- [TO DO]
Quote each line of the material verbatim, without the pictures.

- [SUPPLIED DATA]
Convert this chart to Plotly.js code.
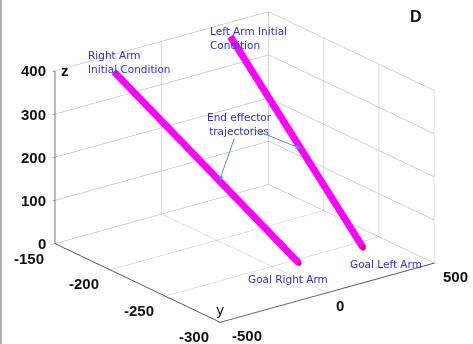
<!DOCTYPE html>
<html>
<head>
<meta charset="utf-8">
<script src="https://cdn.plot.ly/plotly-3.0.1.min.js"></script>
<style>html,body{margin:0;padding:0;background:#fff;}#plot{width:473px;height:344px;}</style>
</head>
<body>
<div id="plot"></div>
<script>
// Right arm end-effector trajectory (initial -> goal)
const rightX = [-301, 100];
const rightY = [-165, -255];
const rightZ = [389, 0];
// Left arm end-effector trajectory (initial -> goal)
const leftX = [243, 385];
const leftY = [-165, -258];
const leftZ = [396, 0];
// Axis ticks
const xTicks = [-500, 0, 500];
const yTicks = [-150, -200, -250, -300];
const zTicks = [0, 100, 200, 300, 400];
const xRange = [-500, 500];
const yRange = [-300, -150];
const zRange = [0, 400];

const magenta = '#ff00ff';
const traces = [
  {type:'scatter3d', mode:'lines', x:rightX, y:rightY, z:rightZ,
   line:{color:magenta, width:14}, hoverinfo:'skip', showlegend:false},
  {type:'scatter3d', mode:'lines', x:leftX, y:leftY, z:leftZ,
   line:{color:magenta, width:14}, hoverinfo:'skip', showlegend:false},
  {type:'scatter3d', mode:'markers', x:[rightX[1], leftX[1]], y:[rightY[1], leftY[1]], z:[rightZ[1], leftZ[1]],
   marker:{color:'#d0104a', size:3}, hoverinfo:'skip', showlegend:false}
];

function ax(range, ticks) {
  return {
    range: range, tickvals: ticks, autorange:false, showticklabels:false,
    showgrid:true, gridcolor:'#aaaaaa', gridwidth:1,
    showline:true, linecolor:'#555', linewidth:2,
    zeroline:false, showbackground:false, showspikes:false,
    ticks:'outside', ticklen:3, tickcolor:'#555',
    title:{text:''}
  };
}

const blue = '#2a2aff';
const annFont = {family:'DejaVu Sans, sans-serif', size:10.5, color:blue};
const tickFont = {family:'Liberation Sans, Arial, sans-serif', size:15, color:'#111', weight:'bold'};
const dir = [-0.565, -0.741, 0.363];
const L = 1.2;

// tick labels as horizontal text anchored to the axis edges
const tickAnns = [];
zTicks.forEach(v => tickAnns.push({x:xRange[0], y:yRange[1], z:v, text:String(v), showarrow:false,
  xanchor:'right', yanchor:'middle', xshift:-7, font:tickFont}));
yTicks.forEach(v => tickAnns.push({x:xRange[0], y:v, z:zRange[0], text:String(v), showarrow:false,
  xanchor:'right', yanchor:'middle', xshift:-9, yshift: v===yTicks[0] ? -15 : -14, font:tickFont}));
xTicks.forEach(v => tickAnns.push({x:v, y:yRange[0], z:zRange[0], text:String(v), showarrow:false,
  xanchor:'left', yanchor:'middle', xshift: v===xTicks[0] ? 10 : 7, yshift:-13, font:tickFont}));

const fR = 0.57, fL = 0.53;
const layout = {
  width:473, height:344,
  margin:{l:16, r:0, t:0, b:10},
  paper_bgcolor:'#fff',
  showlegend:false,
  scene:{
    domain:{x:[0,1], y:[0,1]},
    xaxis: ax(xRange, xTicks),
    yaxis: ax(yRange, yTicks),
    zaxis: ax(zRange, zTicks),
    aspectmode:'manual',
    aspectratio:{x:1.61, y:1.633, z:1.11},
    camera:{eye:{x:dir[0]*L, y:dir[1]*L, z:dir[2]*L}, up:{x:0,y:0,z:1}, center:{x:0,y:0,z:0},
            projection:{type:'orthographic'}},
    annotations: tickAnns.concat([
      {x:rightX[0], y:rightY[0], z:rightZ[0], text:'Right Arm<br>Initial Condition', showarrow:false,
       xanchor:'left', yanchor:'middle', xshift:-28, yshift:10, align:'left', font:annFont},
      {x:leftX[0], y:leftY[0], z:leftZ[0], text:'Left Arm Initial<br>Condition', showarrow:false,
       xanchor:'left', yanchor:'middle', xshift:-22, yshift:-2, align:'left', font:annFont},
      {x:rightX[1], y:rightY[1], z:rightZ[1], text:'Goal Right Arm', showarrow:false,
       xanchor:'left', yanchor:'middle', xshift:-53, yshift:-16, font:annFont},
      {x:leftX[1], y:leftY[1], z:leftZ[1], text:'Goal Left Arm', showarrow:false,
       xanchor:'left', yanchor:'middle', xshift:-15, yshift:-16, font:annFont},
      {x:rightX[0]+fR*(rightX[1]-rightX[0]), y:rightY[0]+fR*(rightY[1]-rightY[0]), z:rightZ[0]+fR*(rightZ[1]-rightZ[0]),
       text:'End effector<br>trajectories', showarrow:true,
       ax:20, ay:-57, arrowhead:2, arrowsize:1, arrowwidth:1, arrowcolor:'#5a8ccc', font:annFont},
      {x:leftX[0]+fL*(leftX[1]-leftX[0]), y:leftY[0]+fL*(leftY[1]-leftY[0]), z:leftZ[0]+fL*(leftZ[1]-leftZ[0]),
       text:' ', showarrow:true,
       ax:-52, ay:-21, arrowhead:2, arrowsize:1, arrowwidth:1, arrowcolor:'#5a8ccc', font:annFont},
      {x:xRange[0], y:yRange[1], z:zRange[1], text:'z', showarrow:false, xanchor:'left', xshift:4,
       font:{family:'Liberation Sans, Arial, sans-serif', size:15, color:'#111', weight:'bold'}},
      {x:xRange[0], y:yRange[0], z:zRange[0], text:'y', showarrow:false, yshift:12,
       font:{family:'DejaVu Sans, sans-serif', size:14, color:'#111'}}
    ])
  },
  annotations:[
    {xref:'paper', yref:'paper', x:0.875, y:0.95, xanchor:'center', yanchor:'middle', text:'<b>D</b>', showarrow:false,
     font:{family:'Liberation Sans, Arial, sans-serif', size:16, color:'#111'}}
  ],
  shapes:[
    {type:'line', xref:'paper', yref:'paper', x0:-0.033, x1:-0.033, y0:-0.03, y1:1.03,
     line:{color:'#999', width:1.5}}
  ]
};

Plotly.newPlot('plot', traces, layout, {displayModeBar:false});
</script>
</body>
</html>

- [EXPECTED ANSWER]
Convert this chart to Plotly.js code.
<!DOCTYPE html>
<html>
<head>
<meta charset="utf-8">
<script src="https://cdn.plot.ly/plotly-3.0.1.min.js"></script>
<style>html,body{margin:0;padding:0;background:#fff;}#plot{width:473px;height:344px;}</style>
</head>
<body>
<div id="plot"></div>
<script>
// Right arm end-effector trajectory (initial -> goal)
const rightX = [-301, 100];
const rightY = [-165, -255];
const rightZ = [389, 0];
// Left arm end-effector trajectory (initial -> goal)
const leftX = [243, 385];
const leftY = [-165, -258];
const leftZ = [396, 0];
// Axis ticks
const xTicks = [-500, 0, 500];
const yTicks = [-150, -200, -250, -300];
const zTicks = [0, 100, 200, 300, 400];
const xRange = [-500, 500];
const yRange = [-300, -150];
const zRange = [0, 400];

const magenta = '#ff00ff';
const traces = [
  {type:'scatter3d', mode:'lines', x:rightX, y:rightY, z:rightZ,
   line:{color:magenta, width:14}, hoverinfo:'skip', showlegend:false},
  {type:'scatter3d', mode:'lines', x:leftX, y:leftY, z:leftZ,
   line:{color:magenta, width:14}, hoverinfo:'skip', showlegend:false},
  {type:'scatter3d', mode:'markers', x:[rightX[1], leftX[1]], y:[rightY[1], leftY[1]], z:[rightZ[1], leftZ[1]],
   marker:{color:'#d0104a', size:3}, hoverinfo:'skip', showlegend:false}
];

function ax(range, ticks) {
  return {
    range: range, tickvals: ticks, autorange:false, showticklabels:false,
    showgrid:true, gridcolor:'#aaaaaa', gridwidth:1,
    showline:true, linecolor:'#555', linewidth:2,
    zeroline:false, showbackground:false, showspikes:false,
    ticks:'outside', ticklen:3, tickcolor:'#555',
    title:{text:''}
  };
}

const blue = '#2a2aff';
const annFont = {family:'DejaVu Sans, sans-serif', size:10.5, color:blue};
const tickFont = {family:'Liberation Sans, Arial, sans-serif', size:15, color:'#111', weight:'bold'};
const dir = [-0.565, -0.741, 0.363];
const L = 1.2;

// tick labels as horizontal text anchored to the axis edges
const tickAnns = [];
zTicks.forEach(v => tickAnns.push({x:xRange[0], y:yRange[1], z:v, text:String(v), showarrow:false,
  xanchor:'right', yanchor:'middle', xshift:-7, font:tickFont}));
yTicks.forEach(v => tickAnns.push({x:xRange[0], y:v, z:zRange[0], text:String(v), showarrow:false,
  xanchor:'right', yanchor:'middle', xshift:-9, yshift: v===yTicks[0] ? -15 : -14, font:tickFont}));
xTicks.forEach(v => tickAnns.push({x:v, y:yRange[0], z:zRange[0], text:String(v), showarrow:false,
  xanchor:'left', yanchor:'middle', xshift: v===xTicks[0] ? 10 : 7, yshift:-13, font:tickFont}));

const fR = 0.57, fL = 0.53;
const layout = {
  width:473, height:344,
  margin:{l:16, r:0, t:0, b:10},
  paper_bgcolor:'#fff',
  showlegend:false,
  scene:{
    domain:{x:[0,1], y:[0,1]},
    xaxis: ax(xRange, xTicks),
    yaxis: ax(yRange, yTicks),
    zaxis: ax(zRange, zTicks),
    aspectmode:'manual',
    aspectratio:{x:1.61, y:1.633, z:1.11},
    camera:{eye:{x:dir[0]*L, y:dir[1]*L, z:dir[2]*L}, up:{x:0,y:0,z:1}, center:{x:0,y:0,z:0},
            projection:{type:'orthographic'}},
    annotations: tickAnns.concat([
      {x:rightX[0], y:rightY[0], z:rightZ[0], text:'Right Arm<br>Initial Condition', showarrow:false,
       xanchor:'left', yanchor:'middle', xshift:-28, yshift:10, align:'left', font:annFont},
      {x:leftX[0], y:leftY[0], z:leftZ[0], text:'Left Arm Initial<br>Condition', showarrow:false,
       xanchor:'left', yanchor:'middle', xshift:-22, yshift:-2, align:'left', font:annFont},
      {x:rightX[1], y:rightY[1], z:rightZ[1], text:'Goal Right Arm', showarrow:false,
       xanchor:'left', yanchor:'middle', xshift:-53, yshift:-16, font:annFont},
      {x:leftX[1], y:leftY[1], z:leftZ[1], text:'Goal Left Arm', showarrow:false,
       xanchor:'left', yanchor:'middle', xshift:-15, yshift:-16, font:annFont},
      {x:rightX[0]+fR*(rightX[1]-rightX[0]), y:rightY[0]+fR*(rightY[1]-rightY[0]), z:rightZ[0]+fR*(rightZ[1]-rightZ[0]),
       text:'End effector<br>trajectories', showarrow:true,
       ax:20, ay:-57, arrowhead:2, arrowsize:1, arrowwidth:1, arrowcolor:'#5a8ccc', font:annFont},
      {x:leftX[0]+fL*(leftX[1]-leftX[0]), y:leftY[0]+fL*(leftY[1]-leftY[0]), z:leftZ[0]+fL*(leftZ[1]-leftZ[0]),
       text:' ', showarrow:true,
       ax:-52, ay:-21, arrowhead:2, arrowsize:1, arrowwidth:1, arrowcolor:'#5a8ccc', font:annFont},
      {x:xRange[0], y:yRange[1], z:zRange[1], text:'z', showarrow:false, xanchor:'left', xshift:4,
       font:{family:'Liberation Sans, Arial, sans-serif', size:15, color:'#111', weight:'bold'}},
      {x:xRange[0], y:yRange[0], z:zRange[0], text:'y', showarrow:false, yshift:12,
       font:{family:'DejaVu Sans, sans-serif', size:14, color:'#111'}}
    ])
  },
  annotations:[
    {xref:'paper', yref:'paper', x:0.875, y:0.95, xanchor:'center', yanchor:'middle', text:'<b>D</b>', showarrow:false,
     font:{family:'Liberation Sans, Arial, sans-serif', size:16, color:'#111'}}
  ],
  shapes:[
    {type:'line', xref:'paper', yref:'paper', x0:-0.033, x1:-0.033, y0:-0.03, y1:1.03,
     line:{color:'#999', width:1.5}}
  ]
};

Plotly.newPlot('plot', traces, layout, {displayModeBar:false});
</script>
</body>
</html>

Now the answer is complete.